WHAT YOU NEED TO DO: Starting at the first line of the data, please print exactly those lines through the one that holds "const yTitle = '<i>HV</i> [N/m<sup>2</sup>]';", omitting every picture.

::: SUPPLIED MATERIAL

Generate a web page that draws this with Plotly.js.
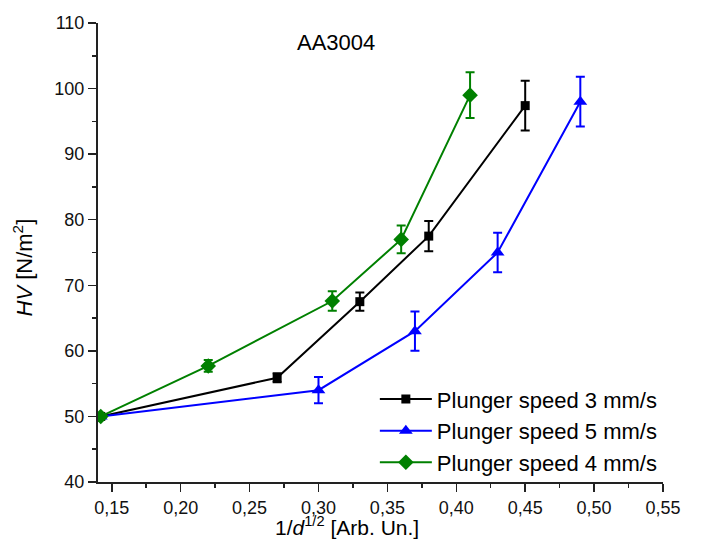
<!DOCTYPE html>
<html>
<head>
<meta charset="utf-8">
<script src="https://cdn.plot.ly/plotly-3.0.1.min.js"></script>
<style>html,body{margin:0;padding:0;background:#fff;}#chart{width:701px;height:543px;}</style>
</head>
<body>
<div id="chart"></div>
<script>
// Data
const names = ['Plunger speed 3 mm/s', 'Plunger speed 5 mm/s', 'Plunger speed 4 mm/s'];
const x3 = [0.142, 0.27, 0.33, 0.38, 0.45];
const y3 = [50, 55.9, 67.5, 77.5, 97.4];
const e3 = [0, 0.7, 1.4, 2.3, 3.8];
const x5 = [0.142, 0.30, 0.37, 0.43, 0.49];
const y5 = [50, 54, 63, 75, 98];
const e5 = [0, 2, 3, 3, 3.8];
const x4 = [0.142, 0.22, 0.31, 0.36, 0.41];
const y4 = [50, 57.7, 67.6, 77, 99];
const e4 = [0, 0.9, 1.5, 2.1, 3.5];
const xTickVals = [0.15, 0.20, 0.25, 0.30, 0.35, 0.40, 0.45, 0.50, 0.55];
const yTickVals = [40, 50, 60, 70, 80, 90, 100, 110];
const label = 'AA3004';
const xTitle = '1/<i>d</i><sup>1/2</sup> [Arb. Un.]';
const yTitle = '<i>HV</i> [N/m<sup>2</sup>]';

const FONT = 'Liberation Sans, Arial, sans-serif';
function tr(x, y, e, name, color, symbol, size) {
  return {
    x: x, y: y, name: name, type: 'scatter', mode: 'lines+markers',
    line: {color: color, width: 2},
    marker: {color: color, symbol: symbol, size: size},
    error_y: {type: 'data', array: e, visible: true, color: color, thickness: 2, width: 4.5}
  };
}
const data = [
  tr(x3, y3, e3, names[0], '#000000', 'square', 9),
  tr(x5, y5, e5, names[1], '#0000ff', 'triangle-up', 12),
  tr(x4, y4, e4, names[2], '#008000', 'diamond', 12)
];
const axisCommon = {
  showline: true, linecolor: '#222', linewidth: 2, mirror: false,
  ticks: 'outside', ticklen: 8, tickwidth: 1.5, tickcolor: '#222',
  showgrid: false, zeroline: false,
  tickfont: {family: FONT, size: 18, color: '#111'}
};
const layout = {
  width: 701, height: 543,
  margin: {l: 98, r: 38, t: 23, b: 61},
  paper_bgcolor: '#fff', plot_bgcolor: '#fff',
  separators: ', ',
  showlegend: true,
  legend: {x: 0.49, y: 0.226, xanchor: 'left', yanchor: 'top', bgcolor: 'rgba(0,0,0,0)',
           font: {family: FONT, size: 22, color: '#000'}, itemwidth: 52, tracegroupgap: 0},
  xaxis: Object.assign({}, axisCommon, {
    range: [0.14, 0.55], tickvals: xTickVals, tickformat: '.2f',
    minor: {dtick: 0.025, tick0: 0.125, ticks: 'outside', ticklen: 4, tickcolor: '#222', tickwidth: 1.5}
  }),
  yaxis: Object.assign({}, axisCommon, {
    range: [40, 110], tickvals: yTickVals,
    minor: {dtick: 5, tick0: 45, ticks: 'outside', ticklen: 4, tickcolor: '#222', tickwidth: 1.5}
  }),
  annotations: [
    {x: 0.3126, y: 107, xref: 'x', yref: 'y', text: label, showarrow: false,
     font: {family: FONT, size: 22, color: '#000'}},
    {x: 0.4407, y: -0.128, xref: 'paper', yref: 'paper', xanchor: 'center', yanchor: 'bottom',
     text: xTitle, showarrow: false, font: {family: FONT, size: 21, color: '#000'}},
    {x: -0.133, y: 0.467, xref: 'paper', yref: 'paper', xanchor: 'center', yanchor: 'middle',
     text: yTitle, textangle: -90, showarrow: false, font: {family: FONT, size: 22, color: '#000'}}
  ]
};
Plotly.newPlot('chart', data, layout, {displayModeBar: false, staticPlot: true});
</script>
</body>
</html>
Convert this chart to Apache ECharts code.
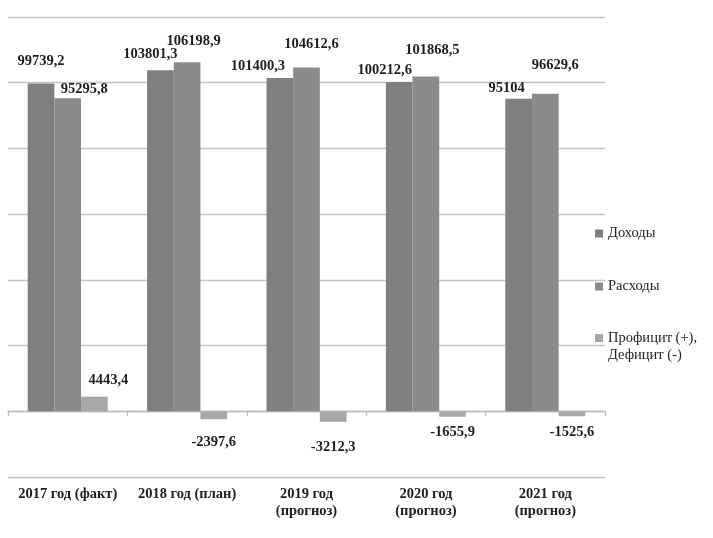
<!DOCTYPE html>
<html><head><meta charset="utf-8">
<script src="https://cdn.jsdelivr.net/npm/echarts@6/dist/echarts.min.js"></script>
<style>html,body{margin:0;padding:0;background:#fff}#c{width:713px;height:538px}</style>
</head><body><div id="c"></div>
<script>
const categories = ['2017 год (факт)', '2018 год (план)', '2019 год\n(прогноз)', '2020 год\n(прогноз)', '2021 год\n(прогноз)'];
const seriesNames = ['Доходы', 'Расходы', 'Профицит (+), Дефицит (-)'];
const incomeValues = [99739.2, 103801.3, 101400.3, 100212.6, 95104];
const expenseValues = [95295.8, 106198.9, 104612.6, 101868.5, 96629.6];
const balanceValues = [4443.4, -2397.6, -3212.3, -1655.9, -1525.6];
const yMin = -20000, yMax = 120000, yInterval = 20000;

// label nudges (px) to mimic the hand-placed labels of the original
const incomeOffsets = [[0, -11.5], [-10, -5.5], [-22, -1.5], [-14.5, -1.5], [-12, 0]];
const expenseOffsets = [[16.5, 1.5], [6.5, -10.5], [5, -12.5], [6.5, -15.5], [10, -18.5]];
const balanceOffsets = [[14, -5.5], [0, 11.5], [0, 14], [0, 4], [0, 4.5]];

const colors = ['#7f7f7f', '#8b8b8d', '#a7a7a7'];
const serif = 'Liberation Serif';
const fmt = v => String(v).replace('.', ',');

function items(values, offsets) {
  return values.map((v, i) => ({
    value: v,
    label: { position: v < 0 ? 'bottom' : 'top', distance: v < 0 ? 4 : 3, offset: offsets[i] }
  }));
}
const labelStyle = {
  show: true, fontFamily: serif, fontWeight: 'bold', fontSize: 14.5, color: '#1e1e1e',
  formatter: p => fmt(p.value)
};
// square icon drawn in the top part of a taller box so it lines up with the first text line
const topSquareIcon = 'path://M0,4L8,4L8,12L0,12Z M0,0 M8,34';

const chart = echarts.init(document.getElementById('c'));
chart.setOption({
  animation: false,
  color: colors,
  grid: { show: false, left: 8, right: 108, top: 17, bottom: 61, containLabel: false },
  legend: [
    { data: [seriesNames[0]], left: 590, top: 220, icon: 'rect', itemWidth: 8, itemHeight: 8 },
    { data: [seriesNames[1]], left: 590, top: 273, icon: 'rect', itemWidth: 8, itemHeight: 8 },
    { data: [seriesNames[2]], left: 590, top: 325, icon: topSquareIcon, itemWidth: 8, itemHeight: 34,
      formatter: () => 'Профицит (+),\nДефицит (-)' }
  ].map(l => Object.assign({
    orient: 'vertical', itemGap: 4,
    textStyle: { fontFamily: serif, fontSize: 14.5, color: '#262626', lineHeight: 17 }
  }, l)),
  xAxis: [
    {
      type: 'category', data: categories, position: 'bottom',
      axisLine: { onZero: true, lineStyle: { color: '#bdbdbd', width: 1.3 } },
      axisTick: { show: true, length: 5, lineStyle: { color: '#bdbdbd', width: 1.3 } },
      axisLabel: { show: false }, splitLine: { show: false, lineStyle: { color: '#ffffff', width: 0 } }
    },
    {
      type: 'category', data: categories, position: 'bottom',
      axisLine: { show: false, onZero: false, lineStyle: { color: '#ffffff', width: 0 } },
      axisTick: { show: false, lineStyle: { color: '#ffffff', width: 0 } },
      splitLine: { show: false, lineStyle: { color: '#ffffff', width: 0 } },
      axisLabel: { margin: 9, fontFamily: serif, fontWeight: 'bold', fontSize: 14.5, color: '#1e1e1e', lineHeight: 17, interval: 0 }
    }
  ],
  yAxis: {
    type: 'value', min: yMin, max: yMax, interval: yInterval,
    axisLabel: { show: false },
    axisLine: { show: false, lineStyle: { color: '#ffffff', width: 0 } },
    axisTick: { show: false, lineStyle: { color: '#ffffff', width: 0 } },
    splitLine: { lineStyle: { color: '#c4c4c4', width: 1.3 } }
  },
  series: [
    { name: seriesNames[0], type: 'bar', xAxisIndex: 0, barGap: '0%', barCategoryGap: '33%', data: items(incomeValues, incomeOffsets), label: labelStyle },
    { name: seriesNames[1], type: 'bar', xAxisIndex: 0, barGap: '0%', barCategoryGap: '33%', data: items(expenseValues, expenseOffsets), label: labelStyle },
    { name: seriesNames[2], type: 'bar', xAxisIndex: 0, barGap: '0%', barCategoryGap: '33%', data: items(balanceValues, balanceOffsets), label: labelStyle }
  ]
});
</script></body></html>
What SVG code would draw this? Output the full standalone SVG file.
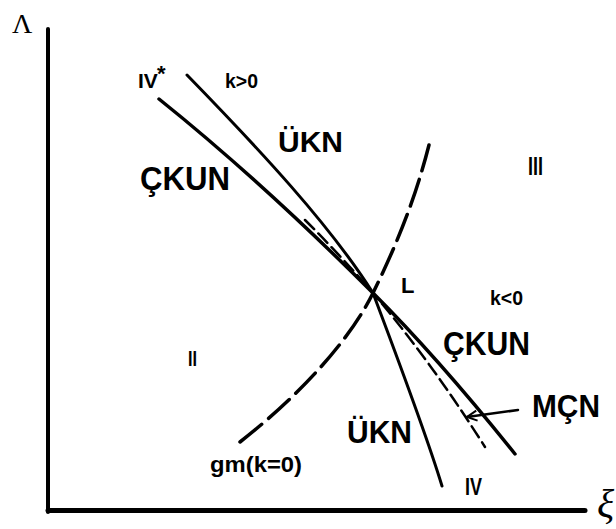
<svg xmlns="http://www.w3.org/2000/svg" width="616" height="529" viewBox="0 0 616 529">
<defs>
<style>
.t{font-family:"Liberation Sans",Arial,sans-serif;font-weight:bold;fill:#000}
.ln{fill:none;stroke:#000;stroke-linecap:round;stroke-linejoin:round}
</style>
<marker id="ah" markerWidth="14" markerHeight="14" refX="12" refY="7" orient="auto" markerUnits="userSpaceOnUse">
<path d="M2,2 L12,7 L2,12" fill="none" stroke="#000" stroke-width="2"/>
</marker>
</defs>
<rect width="616" height="529" fill="#fff"/>
<g id="axes">
<line class="ln" x1="48" y1="29" x2="48" y2="512" stroke-width="4"/>
<line class="ln" x1="48" y1="510.5" x2="585" y2="510.5" stroke-width="5"/>
<text x="12" y="33" font-family="'Liberation Serif','Times New Roman',serif" font-size="28">Λ</text>
<text x="597" y="517" font-family="'Liberation Serif','Times New Roman',serif" font-style="italic" font-size="40">ξ</text>
</g>
<g id="connectors">
<path id="ckun" class="ln" stroke-width="3.5" d="M159,99 Q260,180 373,293 Q439,359 515,454"/>
<path id="ukn" class="ln" stroke-width="3" d="M187,75 C260,150 330,225 373,293 C385,325 425,430 442,486"/>
<path id="mcn" class="ln" stroke-width="2.5" stroke-dasharray="13 6" stroke-linecap="butt" d="M305,220 Q340,255 373,293 Q430,360 485,447"/>
<path id="gm" class="ln" stroke-width="3.5" stroke-dasharray="28 9" stroke-linecap="butt" d="M240,442 C300,395 350,340 373,293 S415,200 429,145"/>
<path id="mcn-arrow" class="ln" stroke-width="2.5" d="M518,410 L467,417" marker-end="url(#ah)"/>
</g>
<g id="label-IVstar"><text class="t" x="138" y="88" font-size="21">IV</text><text class="t" x="157" y="81" font-size="22">*</text></g>
<g id="label-k-pos"><text class="t" x="225" y="88" font-size="21" textLength="33" lengthAdjust="spacingAndGlyphs">k&gt;0</text></g>
<g id="label-UKN-upper"><text class="t" x="278" y="152" font-size="30" textLength="65" lengthAdjust="spacingAndGlyphs">ÜKN</text></g>
<g id="label-CKUN-upper"><text class="t" x="140" y="190" font-size="33" textLength="90" lengthAdjust="spacingAndGlyphs">ÇKUN</text></g>
<g id="label-III"><text class="t" x="528" y="175" font-size="26" textLength="15" lengthAdjust="spacingAndGlyphs">III</text></g>
<g id="label-L"><text class="t" x="401" y="293" font-size="22">L</text></g>
<g id="label-k-neg"><text class="t" x="490" y="305" font-size="21" textLength="33" lengthAdjust="spacingAndGlyphs">k&lt;0</text></g>
<g id="label-CKUN-lower"><text class="t" x="443" y="355" font-size="34" textLength="87" lengthAdjust="spacingAndGlyphs">ÇKUN</text></g>
<g id="label-II"><text class="t" x="188" y="366" font-size="22" textLength="9" lengthAdjust="spacingAndGlyphs">II</text></g>
<g id="label-MCN"><text class="t" x="532" y="417" font-size="32" textLength="68" lengthAdjust="spacingAndGlyphs">MÇN</text></g>
<g id="label-UKN-lower"><text class="t" x="347" y="443" font-size="32" textLength="65" lengthAdjust="spacingAndGlyphs">ÜKN</text></g>
<g id="label-gm"><text class="t" x="210" y="472" font-size="22" textLength="92" lengthAdjust="spacingAndGlyphs">gm(k=0)</text></g>
<g id="label-IV"><text class="t" x="465" y="495" font-size="23" textLength="17" lengthAdjust="spacingAndGlyphs">IV</text></g>
</svg>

::::::

SOLUTION:
Generate a web page that draws this with Plotly.js.
<!DOCTYPE html>
<html>
<head>
<meta charset="utf-8">
<script src="https://cdn.plot.ly/plotly-3.0.1.min.js"></script>
<style>html,body{margin:0;padding:0;background:#fff;}#chart{width:701px;height:543px;}</style>
</head>
<body>
<div id="chart"></div>
<script>
// Data
const names = ['Plunger speed 3 mm/s', 'Plunger speed 5 mm/s', 'Plunger speed 4 mm/s'];
const x3 = [0.142, 0.27, 0.33, 0.38, 0.45];
const y3 = [50, 55.9, 67.5, 77.5, 97.4];
const e3 = [0, 0.7, 1.4, 2.3, 3.8];
const x5 = [0.142, 0.30, 0.37, 0.43, 0.49];
const y5 = [50, 54, 63, 75, 98];
const e5 = [0, 2, 3, 3, 3.8];
const x4 = [0.142, 0.22, 0.31, 0.36, 0.41];
const y4 = [50, 57.7, 67.6, 77, 99];
const e4 = [0, 0.9, 1.5, 2.1, 3.5];
const xTickVals = [0.15, 0.20, 0.25, 0.30, 0.35, 0.40, 0.45, 0.50, 0.55];
const yTickVals = [40, 50, 60, 70, 80, 90, 100, 110];
const label = 'AA3004';
const xTitle = '1/<i>d</i><sup>1/2</sup> [Arb. Un.]';
const yTitle = '<i>HV</i> [N/m<sup>2</sup>]';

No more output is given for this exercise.